Could additional carve-outs be on the horizon? If the public interest favors allowing sexual assault/harassment victims to have their day in court, Congress could include more limitations, by allowing for the carve out of race, gender, religion, or other discrimination claims. Indeed, Biden has expressed support for expanding limitations to pre-dispute claims involving discrimination on the basis of race, wage theft, and unfair labor practices. Some states have already begun this process. For example, New York prohibits mandatory arbitration of any allegation of discrimination.

Based on the rationale of laws like H.R. 4445, it would not be surprising to see other MeToo-like movements that drive additional carve-outs, at either the state or federal levels.
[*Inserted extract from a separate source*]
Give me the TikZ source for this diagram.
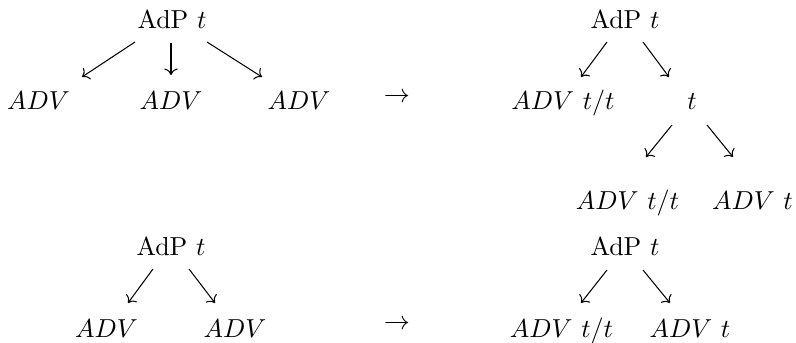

At a minimum, it is likely that an employee who has a claim covered under H.R. 4445 might also include claims not covered by the statute, in an effort to encourage the consolidation of covered and uncovered claims in arbitration. Employers, in those cases, may be faced with the expensive choice of allowing the bifurcation of covered or uncovered claims or submitting all claims to arbitration.

So, while the recent Ninth Circuit decision supports mandatory employment arbitration, decisions regarding which employment-related claims are ultimately required to be arbitrated will likely continue to be refined.